[Records with drawing code]
★ ★ ★ ★ ★ ★ ★

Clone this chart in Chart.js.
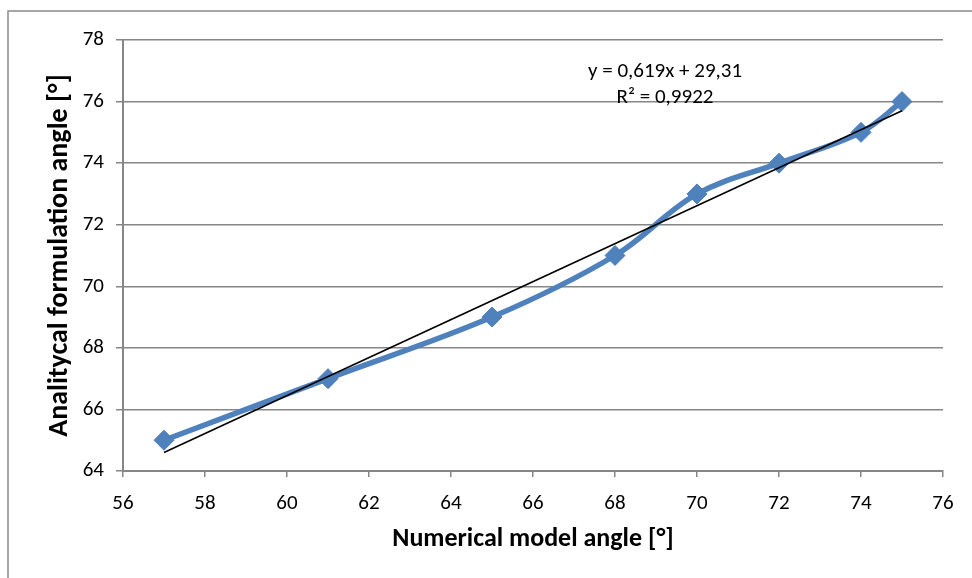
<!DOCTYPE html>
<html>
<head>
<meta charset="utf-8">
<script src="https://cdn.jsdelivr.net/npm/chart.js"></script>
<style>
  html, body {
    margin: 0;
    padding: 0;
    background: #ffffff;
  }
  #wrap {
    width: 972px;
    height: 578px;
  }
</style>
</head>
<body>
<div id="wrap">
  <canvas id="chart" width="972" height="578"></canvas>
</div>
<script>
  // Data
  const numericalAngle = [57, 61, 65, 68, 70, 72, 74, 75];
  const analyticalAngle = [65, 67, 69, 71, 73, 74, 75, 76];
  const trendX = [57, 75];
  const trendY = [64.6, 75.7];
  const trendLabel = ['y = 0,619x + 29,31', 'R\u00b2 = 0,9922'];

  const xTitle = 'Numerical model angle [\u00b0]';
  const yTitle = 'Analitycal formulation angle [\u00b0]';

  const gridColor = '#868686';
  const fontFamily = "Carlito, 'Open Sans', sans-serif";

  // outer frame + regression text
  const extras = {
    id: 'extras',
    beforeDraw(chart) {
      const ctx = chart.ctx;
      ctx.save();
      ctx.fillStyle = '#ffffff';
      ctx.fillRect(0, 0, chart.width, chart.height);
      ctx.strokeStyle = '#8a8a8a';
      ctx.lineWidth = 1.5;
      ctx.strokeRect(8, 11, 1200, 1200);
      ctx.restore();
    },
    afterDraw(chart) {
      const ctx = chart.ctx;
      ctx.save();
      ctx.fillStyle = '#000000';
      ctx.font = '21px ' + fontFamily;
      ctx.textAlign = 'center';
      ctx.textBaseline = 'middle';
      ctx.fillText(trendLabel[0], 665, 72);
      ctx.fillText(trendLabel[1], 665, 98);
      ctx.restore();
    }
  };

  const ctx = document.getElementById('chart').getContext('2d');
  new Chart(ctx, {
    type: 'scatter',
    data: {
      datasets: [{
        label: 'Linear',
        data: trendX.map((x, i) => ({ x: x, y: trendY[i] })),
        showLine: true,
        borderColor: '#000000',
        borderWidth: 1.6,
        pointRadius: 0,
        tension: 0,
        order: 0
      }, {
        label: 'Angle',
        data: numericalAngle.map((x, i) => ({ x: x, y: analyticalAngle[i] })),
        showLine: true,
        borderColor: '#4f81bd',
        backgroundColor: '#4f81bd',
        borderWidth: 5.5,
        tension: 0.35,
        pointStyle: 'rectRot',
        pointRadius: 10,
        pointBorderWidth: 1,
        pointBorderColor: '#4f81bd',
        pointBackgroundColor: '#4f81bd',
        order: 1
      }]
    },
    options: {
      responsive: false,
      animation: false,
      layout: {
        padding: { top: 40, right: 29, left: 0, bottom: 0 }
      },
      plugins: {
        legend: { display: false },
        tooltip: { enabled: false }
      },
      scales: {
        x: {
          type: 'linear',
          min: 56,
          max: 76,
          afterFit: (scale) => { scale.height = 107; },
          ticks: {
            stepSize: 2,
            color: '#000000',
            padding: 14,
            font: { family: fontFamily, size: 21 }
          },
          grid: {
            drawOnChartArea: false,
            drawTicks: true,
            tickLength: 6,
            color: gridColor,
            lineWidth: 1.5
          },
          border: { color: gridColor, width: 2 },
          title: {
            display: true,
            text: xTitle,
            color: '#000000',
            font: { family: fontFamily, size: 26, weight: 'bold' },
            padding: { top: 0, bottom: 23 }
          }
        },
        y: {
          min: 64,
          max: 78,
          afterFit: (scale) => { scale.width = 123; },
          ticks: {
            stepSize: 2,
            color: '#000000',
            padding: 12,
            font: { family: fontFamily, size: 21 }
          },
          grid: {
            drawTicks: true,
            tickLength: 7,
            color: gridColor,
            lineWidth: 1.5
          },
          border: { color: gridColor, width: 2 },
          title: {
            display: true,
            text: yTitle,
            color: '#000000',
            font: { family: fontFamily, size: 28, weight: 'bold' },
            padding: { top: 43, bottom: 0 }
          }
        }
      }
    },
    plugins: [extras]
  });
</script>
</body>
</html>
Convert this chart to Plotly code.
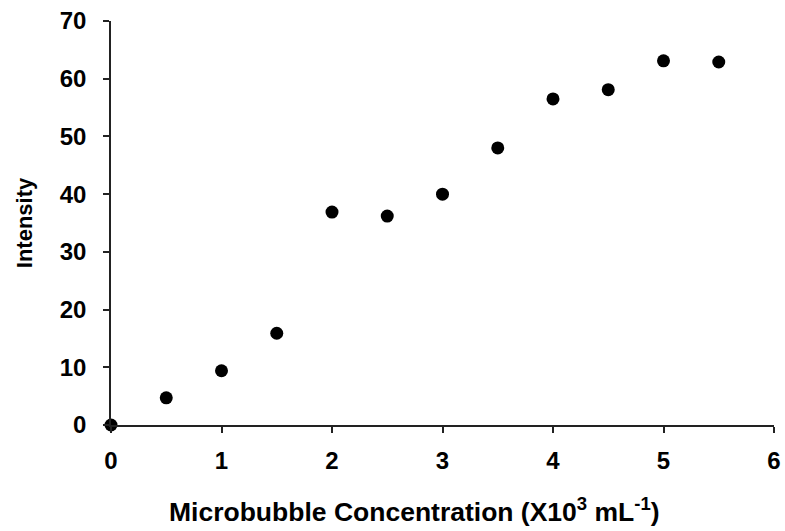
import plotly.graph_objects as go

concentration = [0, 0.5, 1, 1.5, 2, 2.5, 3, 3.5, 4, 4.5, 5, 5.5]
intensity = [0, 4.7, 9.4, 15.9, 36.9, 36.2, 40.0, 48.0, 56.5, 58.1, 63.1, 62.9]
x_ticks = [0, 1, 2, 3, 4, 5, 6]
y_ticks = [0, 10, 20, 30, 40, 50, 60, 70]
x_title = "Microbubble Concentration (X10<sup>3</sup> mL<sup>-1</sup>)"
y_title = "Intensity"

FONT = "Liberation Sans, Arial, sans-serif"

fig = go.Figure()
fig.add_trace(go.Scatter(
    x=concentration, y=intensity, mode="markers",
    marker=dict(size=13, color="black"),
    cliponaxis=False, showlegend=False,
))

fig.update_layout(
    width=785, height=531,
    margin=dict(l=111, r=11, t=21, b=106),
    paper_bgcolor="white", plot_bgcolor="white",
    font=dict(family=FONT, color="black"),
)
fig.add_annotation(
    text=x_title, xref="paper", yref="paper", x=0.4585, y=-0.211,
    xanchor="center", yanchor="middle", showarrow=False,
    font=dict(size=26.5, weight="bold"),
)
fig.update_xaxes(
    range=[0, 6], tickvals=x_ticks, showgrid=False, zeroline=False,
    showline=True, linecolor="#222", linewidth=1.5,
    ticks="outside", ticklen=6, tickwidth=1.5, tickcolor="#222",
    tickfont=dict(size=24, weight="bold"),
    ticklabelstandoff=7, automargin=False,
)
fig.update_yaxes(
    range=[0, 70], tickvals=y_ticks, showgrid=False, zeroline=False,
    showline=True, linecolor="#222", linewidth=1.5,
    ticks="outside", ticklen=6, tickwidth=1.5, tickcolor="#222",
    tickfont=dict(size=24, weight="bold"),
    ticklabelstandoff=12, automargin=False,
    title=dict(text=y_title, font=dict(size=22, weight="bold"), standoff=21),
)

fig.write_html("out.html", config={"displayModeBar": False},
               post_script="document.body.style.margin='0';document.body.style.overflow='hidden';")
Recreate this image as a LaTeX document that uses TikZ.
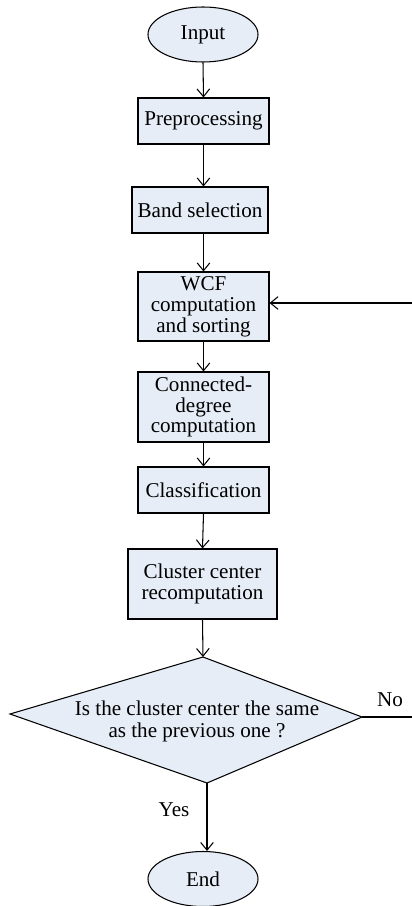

★ ★ ★ ★ ★ ★ ★

▶ **EXERCISE OBJECTIVE**
Make an exact copy of the lines from the top of the material through the line with "const trendLabel = ['y", pictures excluded.

▶ **OUTPUT OF THE TASK**
Clone this chart in Chart.js.
<!DOCTYPE html>
<html>
<head>
<meta charset="utf-8">
<script src="https://cdn.jsdelivr.net/npm/chart.js"></script>
<style>
  html, body {
    margin: 0;
    padding: 0;
    background: #ffffff;
  }
  #wrap {
    width: 972px;
    height: 578px;
  }
</style>
</head>
<body>
<div id="wrap">
  <canvas id="chart" width="972" height="578"></canvas>
</div>
<script>
  // Data
  const numericalAngle = [57, 61, 65, 68, 70, 72, 74, 75];
  const analyticalAngle = [65, 67, 69, 71, 73, 74, 75, 76];
  const trendX = [57, 75];
  const trendY = [64.6, 75.7];
  const trendLabel = ['y = 0,619x + 29,31', 'R\u00b2 = 0,9922'];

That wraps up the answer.